Hello internationalization team, I would like to provide translation memories for translators and measure localization progress over versions, and I need to learn how to interact with Fedora package builds. This would basically looks like: 0. for each new version of a Fedora package 1. identify and extract the srpm content 2. identify the localization files 3. download every existing po files 4. produce translation memories and statistics Steps 1 to 4 are "easy". But for step 0, I have no idea how to do it. How can I get some kind of notification when a new package is created (whatever a new one or an update of an existing one)? I feel like transtats does something similar, I think I could take some hint from this project, but how to get started? All of this should probably run in one or multiple openshift scripts, but I know how to get help for this. Thanks for your help, Jean-Baptiste

Show replies by date

Sundeep Anand

Monday, 10 August Mon, 10 Aug

12:29 a.m.

On Mon, Aug 10, 2020 at 2:52 AM Jean-Baptiste Holcroft < jean-baptiste(a)holcroft.fr> wrote:

...

"Sync Package Build System" job at https://transtats.fedoraproject.org/jobs/yml-based does the same! And now its results seem quite accurate. Kindly refer: https://www.youtube.com/watch?v=RHPtsIHNIgg [*at* 4:20] for demo. In fact this feature is available through: - API: https://transtats.fedoraproject.org/api-docs/#job - CLI: http://docs.transtats.org/en/latest/client.html I really feel if we extend this functionality a bit maybe that's this requirement. I mean if we get an option to append "Translation Memory" along with "Transtats Statistics" for each job.. I guess that would be the answer? How do you feel?

...

All of this should probably run in one or multiple openshift scripts, but I know how to get help for this. Thanks for your help, Jean-Baptiste _______________________________________________ i18n mailing list -- i18n(a)lists.fedoraproject.org To unsubscribe send an email to i18n-leave(a)lists.fedoraproject.org Fedora Code of Conduct: https://docs.fedoraproject.org/en-US/project/code-of-conduct/ List Guidelines: https://fedoraproject.org/wiki/Mailing_list_guidelines List Archives: https://lists.fedoraproject.org/archives/list/i18n@lists.fedoraproject.org

jean-baptiste＠holcroft.fr

1:03 a.m.

thanks for your answer, but i don't want to be linked to transtats. This tool requires much more technical knowledge to contribute than what I can do. in addition, it requires per project configuration, which makes it covering 80 project while we have thousands times more srpm in Fedora. -- Jean-Baptiste

Sundeep Anand

2:07 a.m.

On Mon, Aug 10, 2020 at 11:34 AM <jean-baptiste(a)holcroft.fr> wrote:

...

thanks for your answer, but i don't want to be linked to transtats. This tool requires much more technical knowledge to contribute than what I can do.

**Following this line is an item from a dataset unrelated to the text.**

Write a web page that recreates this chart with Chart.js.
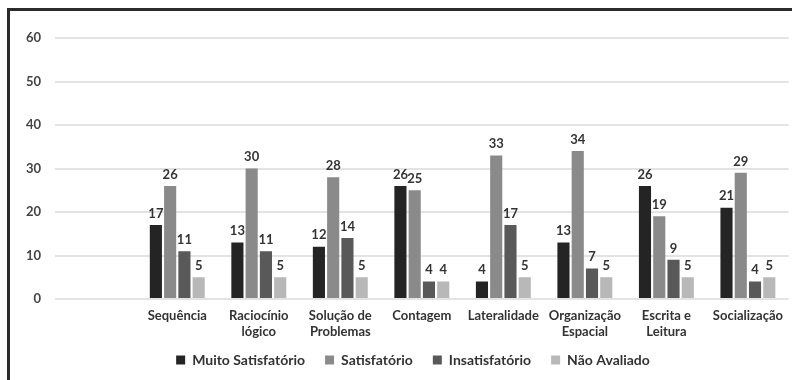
<!DOCTYPE html>
<html>
<head>
<meta charset="utf-8">
<script src="https://cdn.jsdelivr.net/npm/chart.js@4.4.1/dist/chart.umd.min.js"></script>
<style>
  html, body { margin: 0; padding: 0; background: #fff; }
  #wrap { position: relative; width: 792px; height: 380px; overflow: hidden; }
  #frame {
    position: absolute; left: 7px; top: 8px; width: 800px; height: 400px;
    border-left: 3px solid #2b2b2b; border-top: 3px solid #2b2b2b;
    pointer-events: none;
  }
  canvas { position: absolute; left: 0; top: 0; }
</style>
</head>
<body>
<div id="wrap">
  <canvas id="grafico" width="792" height="380"></canvas>
  <div id="frame"></div>
</div>
<script>
// categorias (a primeira fica vazia, como no gráfico original)
const categorias = [
  '',
  'Sequência',
  ['Raciocínio', 'lógico'],
  ['Solução de', 'Problemas'],
  'Contagem',
  'Lateralidade',
  ['Organização', 'Espacial'],
  ['Escrita e', 'Leitura'],
  'Socialização'
];

const muitoSatisfatorio = [null, 17, 13, 12, 26, 4, 13, 26, 21];
const satisfatorio      = [null, 26, 30, 28, 25, 33, 34, 19, 29];
const insatisfatorio    = [null, 11, 11, 14, 4, 17, 7, 9, 4];
const naoAvaliado       = [null, 5, 5, 5, 4, 5, 5, 5, 5];

const ticksY = [0, 10, 20, 30, 40, 50, 60];

const fonte = "'Lato', 'DejaVu Sans', sans-serif";

// desenha o valor em cima de cada barra
const rotulosPlugin = {
  id: 'rotulos',
  afterDatasetsDraw(chart) {
    const ctx = chart.ctx;
    ctx.save();
    ctx.font = 'bold 13px ' + fonte;
    ctx.fillStyle = '#333';
    ctx.textAlign = 'center';
    ctx.textBaseline = 'bottom';
    chart.data.datasets.forEach((ds, i) => {
      const meta = chart.getDatasetMeta(i);
      meta.data.forEach((bar, j) => {
        const v = ds.data[j];
        if (v === null || v === undefined) return;
        ctx.fillText(v, bar.x, bar.y - 5);
      });
    });
    ctx.restore();
  }
};

// legenda um pouco deslocada (direita e para cima), como no original
const legendaPlugin = {
  id: 'legendaDesloc',
  afterLayout(chart) {
    const lg = chart.legend;
    if (!lg) return;
    lg.left += 34;
    lg.top -= 6;
    lg.bottom -= 6;
  }
};

new Chart(document.getElementById('grafico'), {
  type: 'bar',
  data: {
    labels: categorias,
    datasets: [
      { label: 'Muito Satisfatório', data: muitoSatisfatorio, backgroundColor: '#242424' },
      { label: 'Satisfatório', data: satisfatorio, backgroundColor: '#8a8a8a' },
      { label: 'Insatisfatório', data: insatisfatorio, backgroundColor: '#595959' },
      { label: 'Não Avaliado', data: naoAvaliado, backgroundColor: '#b8b8b8' }
    ]
  },
  options: {
    responsive: false,
    animation: false,
    layout: { padding: { top: 38, bottom: -3, left: 0, right: 0 } },
    datasets: {
      bar: { categoryPercentage: 0.7, barPercentage: 0.85 }
    },
    plugins: {
      tooltip: { enabled: false },
      legend: {
        position: 'bottom',
        labels: {
          boxWidth: 9,
          boxHeight: 9,
          padding: 20,
          color: '#333',
          font: { family: fonte, size: 14, weight: 'bold' }
        }
      }
    },
    scales: {
      x: {
        grid: { display: false, drawTicks: false },
        border: { display: false },
        afterFit(scale) { scale.height = 40; },
        ticks: {
          padding: 9,
          maxRotation: 0,
          autoSkip: false,
          color: '#333',
          font: { family: fonte, size: 13, weight: 'bold', lineHeight: 1.2 }
        }
      },
      y: {
        min: 0,
        max: 60,
        afterFit(scale) { scale.width = 55; },
        afterBuildTicks(scale) { scale.ticks = ticksY.map(v => ({ value: v })); },
        grid: { color: '#e3e3e3', lineWidth: 2, drawTicks: false },
        border: { display: false },
        ticks: {
          padding: 14,
          color: '#444',
          font: { family: fonte, size: 13, weight: 'bold' }
        }
      }
    }
  },
  plugins: [rotulosPlugin, legendaPlugin]
});
</script>
</body>
</html>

I guess, it's just about consuming a couple of APIs for you! Obviously I'll do the 'extend' part in Transtats. Moreover, if that helps we can do a demo as well. in addition, it requires per project configuration, which makes it covering

...

80 project while we have thousands times more srpm in Fedora.

"Sync Package Build System" job works for any package which is built in fedora irrespective of its presence in Transtats! Just that currently the job is limited to `PO` files[1]. Idea behind developing "Transtats Jobs Framework" is to have a centralized processor through which we can solve multiple sets of problems in a flexible way. Because, it has information about Fedora Release (and its Schedule), Package Source Repo, Package Translation Platform, and Package Build System; and interestingly we can expand them[2]. Multiple sets of problems can be captured and executed in the form of Job Templates. And jobs are YAML based, hence flexible - we can edit them. Hence, jobs can be unique though they originate from the same template. I agree, the development pace of Transtats is slow, however, it can deliver better results if tweaked in the required way! thanks Jean-Baptiste! [1] https://github.com/transtats/transtats/issues/149 [2] https://speakerdeck.com/sundeep/use-cases-for-transtats-in-the-fedora-com... --

...

Jean-Baptiste _______________________________________________ i18n mailing list -- i18n(a)lists.fedoraproject.org To unsubscribe send an email to i18n-leave(a)lists.fedoraproject.org Fedora Code of Conduct: https://docs.fedoraproject.org/en-US/project/code-of-conduct/ List Guidelines: https://fedoraproject.org/wiki/Mailing_list_guidelines List Archives: https://lists.fedoraproject.org/archives/list/i18n@lists.fedoraproject.org

jean-baptiste＠holcroft.fr

3 a.m.

ok, i understand, but I'm using https://pypi.org/project/translation-finder/ to find files. It allows to detect any kind of files supported by Weblate which makes it quite efficient to get translations. And the dev is really reactive (see issues I opened last year). Any bug reported also improve our translation platform. In addition, with this, it is easy for me to run test on a single package and then to extract files. what would be the output of the API? An information on where to find the package? or will it tell where to find the translations files? Or provide the translations files directly? what would be the information required for this API to get results? the package name? what's the benefit of using an API to talk with transtats instead of subscribing to Fedora tooling to know when a new package goes to the pipeline and download it? in the future, I would like to reuse the translation files to produce other packages such as system wide langpacks. Eventually with new translations coming from translation memory/translation machine or even manual modification. -- Jean-Baptiste

Sundeep Anand

4:58 a.m.

On Mon, Aug 10, 2020 at 1:31 PM <jean-baptiste(a)holcroft.fr> wrote:

...

that's awesome - we're also thinking to evaluate the same for https://github.com/transtats/transtats/issues/149

...

In addition, with this, it is easy for me to run test on a single package and then to extract files.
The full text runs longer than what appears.